Skip all pictures. Write out the data below from its first line through the line that contains "import * as".

Material provided:
============================================================
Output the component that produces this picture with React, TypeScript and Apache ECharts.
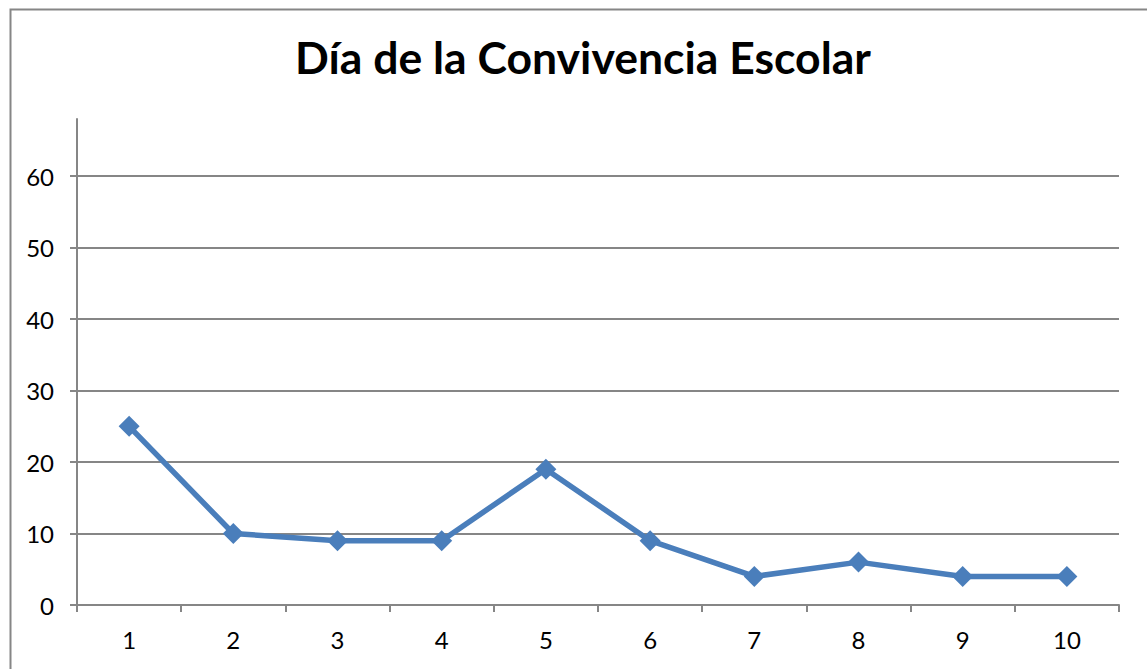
import React, { useEffect, useRef } from "react";
import * as echarts from "echarts";

const categories = ["1", "2", "3", "4", "5", "6", "7", "8", "9", "10"];
const values = [25, 10, 9, 9, 19, 9, 4, 6, 4, 4];
const titleText = "Día de la Convivencia Escolar";

export default function App() {
  const ref = useRef<HTMLDivElement>(null);
  useEffect(() => {
    const chart = echarts.init(ref.current!, null, { renderer: "svg" });
    chart.setOption({
      animation: false,
      title: {
        text: titleText,
        left: 290,
        top: 29,
        textStyle: {
          fontFamily: "Lato",
          fontWeight: "bold",
          fontSize: 44.5,
          color: "#000000",
        },
      },
      graphic: [
        {
          type: "rect",
          left: 8,
          top: 7,
          shape: { width: 1160, height: 700 },
          style: { fill: "none", stroke: "#868686", lineWidth: 2 },
          silent: true,
        },
      ],
      grid: { left: 77, right: 28, top: 119, bottom: 64, containLabel: false },
      xAxis: {
        type: "category",
        data: categories,
        boundaryGap: true,
        axisLine: { lineStyle: { color: "#868686", width: 2 } },
        axisTick: { show: true, length: 7, lineStyle: { color: "#868686", width: 2 } },
        axisLabel: { color: "#000", fontFamily: "Lato", fontSize: 24, margin: 22 },
        splitLine: { show: false },
      },
      yAxis: {
        type: "value",
        min: 0,
        max: 68,
        interval: 10,
        axisLine: { show: true, lineStyle: { color: "#868686", width: 2 } },
        axisTick: { show: true, length: 7, lineStyle: { color: "#868686", width: 2 } },
        axisLabel: { color: "#000", fontFamily: "Lato", fontSize: 24, margin: 23, showMaxLabel: false },
        splitLine: { show: true, showMaxLine: false, lineStyle: { color: "#868686", width: 2 } },
      },
      series: [
        {
          type: "line",
          data: values,
          symbol: "diamond",
          symbolSize: 21,
          lineStyle: { color: "#4a7ebb", width: 5.5 },
          itemStyle: { color: "#4a7ebb" },
        },
      ],
    });
    return () => chart.dispose();
  }, []);
  return (
    <div
      ref={ref}
      style={{
        position: "fixed",
        left: 0,
        top: 0,
        width: 1147,
        height: 669,
        background: "#fff",
      }}
    />
  );
}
============================================================
The result:
Output the component that produces this picture with React, TypeScript and Apache ECharts.
import React, { useEffect, useRef } from "react";
import * as echarts from "echarts";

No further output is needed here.